- STATED TASK:
From the listing below, output the lines between the one with "Reproduce this chart with matplotlib." and the one with "capsize=6.5, capthick=2.0, zorder=3)", including those two, and nothing else. Pictures are not copied.

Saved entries
((

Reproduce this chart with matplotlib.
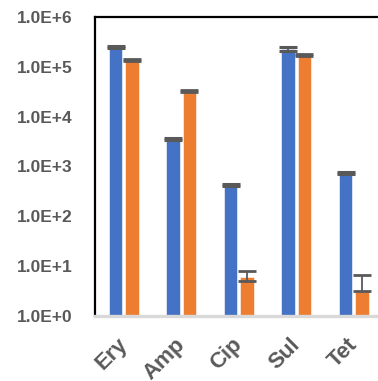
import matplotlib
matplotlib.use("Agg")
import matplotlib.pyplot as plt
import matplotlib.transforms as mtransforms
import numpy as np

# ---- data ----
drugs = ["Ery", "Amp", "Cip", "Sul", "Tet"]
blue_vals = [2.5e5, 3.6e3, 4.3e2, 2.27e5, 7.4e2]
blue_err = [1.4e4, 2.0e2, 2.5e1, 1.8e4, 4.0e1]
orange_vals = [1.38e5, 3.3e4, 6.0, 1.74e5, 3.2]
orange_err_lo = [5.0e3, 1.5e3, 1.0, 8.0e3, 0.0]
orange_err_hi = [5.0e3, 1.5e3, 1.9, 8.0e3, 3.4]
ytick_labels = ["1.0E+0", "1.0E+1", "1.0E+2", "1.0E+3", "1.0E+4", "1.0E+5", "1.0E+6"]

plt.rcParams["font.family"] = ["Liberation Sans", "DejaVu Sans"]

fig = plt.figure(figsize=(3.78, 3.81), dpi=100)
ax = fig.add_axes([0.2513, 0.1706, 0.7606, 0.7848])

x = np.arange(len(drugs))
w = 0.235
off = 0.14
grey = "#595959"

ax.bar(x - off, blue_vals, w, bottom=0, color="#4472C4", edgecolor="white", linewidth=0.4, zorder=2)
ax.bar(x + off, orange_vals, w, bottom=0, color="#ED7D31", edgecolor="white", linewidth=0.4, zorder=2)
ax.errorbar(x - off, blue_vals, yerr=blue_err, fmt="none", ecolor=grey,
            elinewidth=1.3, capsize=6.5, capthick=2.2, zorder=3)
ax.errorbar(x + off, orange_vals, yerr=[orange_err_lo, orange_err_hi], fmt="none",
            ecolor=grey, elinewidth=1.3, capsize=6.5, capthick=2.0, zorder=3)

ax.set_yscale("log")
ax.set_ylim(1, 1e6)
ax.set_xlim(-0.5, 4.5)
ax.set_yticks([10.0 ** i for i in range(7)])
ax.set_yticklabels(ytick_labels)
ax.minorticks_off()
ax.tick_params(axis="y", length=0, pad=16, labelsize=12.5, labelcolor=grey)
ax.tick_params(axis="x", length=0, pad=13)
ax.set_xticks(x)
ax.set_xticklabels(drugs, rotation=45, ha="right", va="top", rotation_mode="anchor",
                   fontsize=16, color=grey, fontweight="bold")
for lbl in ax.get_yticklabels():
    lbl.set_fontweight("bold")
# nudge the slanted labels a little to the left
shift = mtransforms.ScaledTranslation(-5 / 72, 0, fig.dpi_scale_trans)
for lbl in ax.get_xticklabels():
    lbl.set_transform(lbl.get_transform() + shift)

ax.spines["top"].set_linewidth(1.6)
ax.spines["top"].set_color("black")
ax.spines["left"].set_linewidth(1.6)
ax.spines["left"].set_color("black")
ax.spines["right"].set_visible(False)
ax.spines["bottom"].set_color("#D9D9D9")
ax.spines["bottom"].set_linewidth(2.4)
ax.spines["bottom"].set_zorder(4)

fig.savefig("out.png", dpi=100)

))
((

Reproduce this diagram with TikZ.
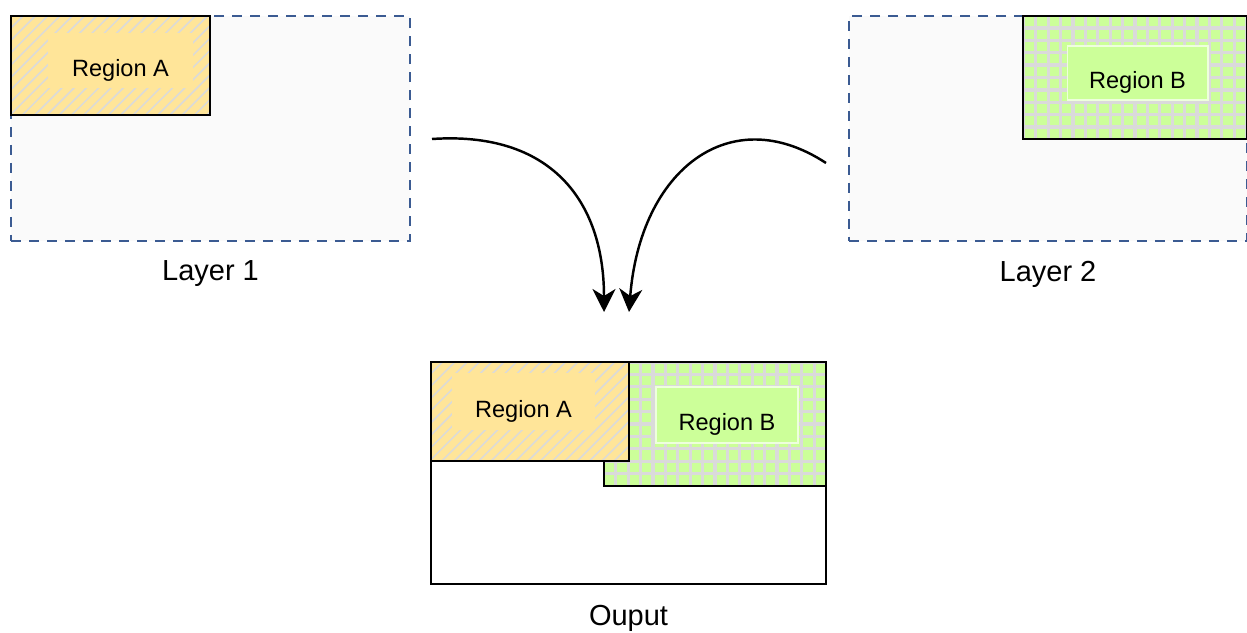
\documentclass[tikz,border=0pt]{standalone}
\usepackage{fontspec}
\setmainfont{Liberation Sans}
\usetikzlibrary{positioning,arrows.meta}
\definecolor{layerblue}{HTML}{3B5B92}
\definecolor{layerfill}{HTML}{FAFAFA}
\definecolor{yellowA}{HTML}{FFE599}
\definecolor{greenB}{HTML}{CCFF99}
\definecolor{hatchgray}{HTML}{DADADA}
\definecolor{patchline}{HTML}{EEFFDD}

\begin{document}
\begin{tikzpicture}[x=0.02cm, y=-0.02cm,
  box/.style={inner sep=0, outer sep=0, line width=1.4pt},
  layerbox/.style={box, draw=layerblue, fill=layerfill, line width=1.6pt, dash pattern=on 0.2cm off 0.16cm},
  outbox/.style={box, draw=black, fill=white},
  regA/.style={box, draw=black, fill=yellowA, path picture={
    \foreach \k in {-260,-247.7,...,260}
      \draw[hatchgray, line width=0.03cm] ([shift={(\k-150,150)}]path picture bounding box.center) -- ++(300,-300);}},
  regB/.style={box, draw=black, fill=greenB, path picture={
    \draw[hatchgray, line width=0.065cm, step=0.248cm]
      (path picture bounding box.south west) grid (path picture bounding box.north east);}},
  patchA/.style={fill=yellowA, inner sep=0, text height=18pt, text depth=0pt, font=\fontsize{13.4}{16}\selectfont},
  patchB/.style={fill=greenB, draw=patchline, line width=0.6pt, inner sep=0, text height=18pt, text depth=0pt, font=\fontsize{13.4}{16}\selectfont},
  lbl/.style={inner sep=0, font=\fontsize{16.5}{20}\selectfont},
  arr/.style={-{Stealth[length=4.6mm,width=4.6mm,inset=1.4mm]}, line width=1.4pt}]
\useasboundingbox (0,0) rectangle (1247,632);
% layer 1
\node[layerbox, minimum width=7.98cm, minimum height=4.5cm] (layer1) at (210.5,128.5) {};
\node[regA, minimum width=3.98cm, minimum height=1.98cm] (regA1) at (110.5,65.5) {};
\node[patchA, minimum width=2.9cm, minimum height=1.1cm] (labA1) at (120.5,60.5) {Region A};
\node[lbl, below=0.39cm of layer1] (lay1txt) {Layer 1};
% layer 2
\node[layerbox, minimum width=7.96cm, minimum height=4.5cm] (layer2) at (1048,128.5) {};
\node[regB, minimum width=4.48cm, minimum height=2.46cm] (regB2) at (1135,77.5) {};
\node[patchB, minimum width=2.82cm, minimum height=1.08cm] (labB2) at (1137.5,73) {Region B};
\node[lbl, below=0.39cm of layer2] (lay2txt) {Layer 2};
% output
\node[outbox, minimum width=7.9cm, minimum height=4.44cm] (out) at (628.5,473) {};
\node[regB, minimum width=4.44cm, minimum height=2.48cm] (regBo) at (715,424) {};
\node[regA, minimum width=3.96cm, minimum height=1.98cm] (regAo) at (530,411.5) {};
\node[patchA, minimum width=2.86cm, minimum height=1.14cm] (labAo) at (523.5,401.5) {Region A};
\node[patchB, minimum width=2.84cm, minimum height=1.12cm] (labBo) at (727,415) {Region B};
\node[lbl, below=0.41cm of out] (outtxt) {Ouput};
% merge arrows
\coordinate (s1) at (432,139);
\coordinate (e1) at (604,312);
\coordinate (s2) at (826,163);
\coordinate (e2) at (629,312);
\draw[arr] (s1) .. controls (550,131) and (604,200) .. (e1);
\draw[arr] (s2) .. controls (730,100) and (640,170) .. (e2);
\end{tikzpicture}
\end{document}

))
((

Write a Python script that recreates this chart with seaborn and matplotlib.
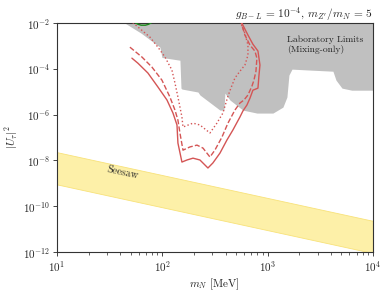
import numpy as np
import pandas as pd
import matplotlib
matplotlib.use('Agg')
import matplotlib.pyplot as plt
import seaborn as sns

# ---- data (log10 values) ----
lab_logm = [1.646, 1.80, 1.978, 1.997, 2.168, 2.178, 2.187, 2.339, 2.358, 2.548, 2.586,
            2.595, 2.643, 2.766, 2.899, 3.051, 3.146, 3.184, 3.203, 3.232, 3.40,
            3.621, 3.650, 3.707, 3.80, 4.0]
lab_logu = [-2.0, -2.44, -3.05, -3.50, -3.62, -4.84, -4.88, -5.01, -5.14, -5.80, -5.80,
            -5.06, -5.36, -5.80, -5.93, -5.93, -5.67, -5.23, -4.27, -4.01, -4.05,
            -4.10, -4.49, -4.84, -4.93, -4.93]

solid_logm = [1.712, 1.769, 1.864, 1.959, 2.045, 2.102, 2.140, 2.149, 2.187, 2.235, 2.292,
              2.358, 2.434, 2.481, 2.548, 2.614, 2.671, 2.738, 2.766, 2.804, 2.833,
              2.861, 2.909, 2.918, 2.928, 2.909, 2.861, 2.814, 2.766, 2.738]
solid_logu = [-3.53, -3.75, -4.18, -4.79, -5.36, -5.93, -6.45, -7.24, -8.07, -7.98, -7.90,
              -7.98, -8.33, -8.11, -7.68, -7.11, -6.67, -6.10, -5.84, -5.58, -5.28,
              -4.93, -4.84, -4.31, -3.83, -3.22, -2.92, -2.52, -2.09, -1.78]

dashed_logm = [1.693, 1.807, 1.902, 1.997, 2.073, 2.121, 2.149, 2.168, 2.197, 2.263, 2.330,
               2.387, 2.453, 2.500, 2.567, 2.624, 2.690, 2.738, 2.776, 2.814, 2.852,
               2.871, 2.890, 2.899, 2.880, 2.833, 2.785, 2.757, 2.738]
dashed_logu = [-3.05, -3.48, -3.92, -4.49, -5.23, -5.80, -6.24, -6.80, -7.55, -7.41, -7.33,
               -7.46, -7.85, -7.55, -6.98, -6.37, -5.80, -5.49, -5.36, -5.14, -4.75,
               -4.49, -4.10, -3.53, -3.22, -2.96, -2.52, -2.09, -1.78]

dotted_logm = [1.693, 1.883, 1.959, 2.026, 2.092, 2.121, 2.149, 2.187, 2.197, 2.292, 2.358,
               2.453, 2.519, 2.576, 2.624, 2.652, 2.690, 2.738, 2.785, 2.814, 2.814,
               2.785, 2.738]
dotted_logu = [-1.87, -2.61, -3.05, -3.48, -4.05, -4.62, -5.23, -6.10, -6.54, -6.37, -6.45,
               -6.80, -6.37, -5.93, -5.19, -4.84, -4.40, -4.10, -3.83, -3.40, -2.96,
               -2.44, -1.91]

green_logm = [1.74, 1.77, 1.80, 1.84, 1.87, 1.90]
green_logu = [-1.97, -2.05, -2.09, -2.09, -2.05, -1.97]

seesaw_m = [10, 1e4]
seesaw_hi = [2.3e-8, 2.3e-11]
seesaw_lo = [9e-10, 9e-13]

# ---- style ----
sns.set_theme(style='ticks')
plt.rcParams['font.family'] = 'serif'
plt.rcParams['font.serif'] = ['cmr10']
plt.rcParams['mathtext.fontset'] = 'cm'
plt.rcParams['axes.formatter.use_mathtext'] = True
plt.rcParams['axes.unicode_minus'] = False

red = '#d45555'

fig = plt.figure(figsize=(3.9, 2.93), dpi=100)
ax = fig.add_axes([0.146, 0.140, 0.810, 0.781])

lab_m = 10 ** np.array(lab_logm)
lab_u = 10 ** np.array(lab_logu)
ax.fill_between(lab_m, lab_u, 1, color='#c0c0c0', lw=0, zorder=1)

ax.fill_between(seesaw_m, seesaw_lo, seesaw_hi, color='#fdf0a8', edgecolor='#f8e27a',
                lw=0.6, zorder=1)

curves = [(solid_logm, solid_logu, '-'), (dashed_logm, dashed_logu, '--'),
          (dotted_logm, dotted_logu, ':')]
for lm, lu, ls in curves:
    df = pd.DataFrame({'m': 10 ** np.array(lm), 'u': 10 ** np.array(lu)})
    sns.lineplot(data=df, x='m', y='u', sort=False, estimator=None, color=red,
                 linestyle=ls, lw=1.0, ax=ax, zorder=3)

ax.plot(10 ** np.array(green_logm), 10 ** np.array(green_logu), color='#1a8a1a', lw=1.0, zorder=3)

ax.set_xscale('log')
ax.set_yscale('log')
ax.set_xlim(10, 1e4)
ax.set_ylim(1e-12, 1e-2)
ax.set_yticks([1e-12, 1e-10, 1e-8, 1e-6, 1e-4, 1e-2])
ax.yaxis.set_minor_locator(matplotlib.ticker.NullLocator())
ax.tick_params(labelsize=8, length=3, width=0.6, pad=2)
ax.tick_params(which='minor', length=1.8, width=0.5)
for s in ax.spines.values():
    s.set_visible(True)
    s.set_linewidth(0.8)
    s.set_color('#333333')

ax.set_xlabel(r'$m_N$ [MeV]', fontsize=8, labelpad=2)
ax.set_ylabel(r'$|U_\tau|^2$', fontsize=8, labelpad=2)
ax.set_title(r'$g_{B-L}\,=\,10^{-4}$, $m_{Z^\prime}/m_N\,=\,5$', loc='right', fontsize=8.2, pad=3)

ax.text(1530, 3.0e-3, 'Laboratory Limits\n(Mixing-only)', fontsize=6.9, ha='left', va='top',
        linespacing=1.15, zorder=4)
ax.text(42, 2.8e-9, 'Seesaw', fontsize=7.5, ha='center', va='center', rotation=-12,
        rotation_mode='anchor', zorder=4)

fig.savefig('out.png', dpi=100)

))

- SOLUTION BELOW:
Reproduce this chart with matplotlib.
import matplotlib
matplotlib.use("Agg")
import matplotlib.pyplot as plt
import matplotlib.transforms as mtransforms
import numpy as np

# ---- data ----
drugs = ["Ery", "Amp", "Cip", "Sul", "Tet"]
blue_vals = [2.5e5, 3.6e3, 4.3e2, 2.27e5, 7.4e2]
blue_err = [1.4e4, 2.0e2, 2.5e1, 1.8e4, 4.0e1]
orange_vals = [1.38e5, 3.3e4, 6.0, 1.74e5, 3.2]
orange_err_lo = [5.0e3, 1.5e3, 1.0, 8.0e3, 0.0]
orange_err_hi = [5.0e3, 1.5e3, 1.9, 8.0e3, 3.4]
ytick_labels = ["1.0E+0", "1.0E+1", "1.0E+2", "1.0E+3", "1.0E+4", "1.0E+5", "1.0E+6"]

plt.rcParams["font.family"] = ["Liberation Sans", "DejaVu Sans"]

fig = plt.figure(figsize=(3.78, 3.81), dpi=100)
ax = fig.add_axes([0.2513, 0.1706, 0.7606, 0.7848])

x = np.arange(len(drugs))
w = 0.235
off = 0.14
grey = "#595959"

ax.bar(x - off, blue_vals, w, bottom=0, color="#4472C4", edgecolor="white", linewidth=0.4, zorder=2)
ax.bar(x + off, orange_vals, w, bottom=0, color="#ED7D31", edgecolor="white", linewidth=0.4, zorder=2)
ax.errorbar(x - off, blue_vals, yerr=blue_err, fmt="none", ecolor=grey,
            elinewidth=1.3, capsize=6.5, capthick=2.2, zorder=3)
ax.errorbar(x + off, orange_vals, yerr=[orange_err_lo, orange_err_hi], fmt="none",
            ecolor=grey, elinewidth=1.3, capsize=6.5, capthick=2.0, zorder=3)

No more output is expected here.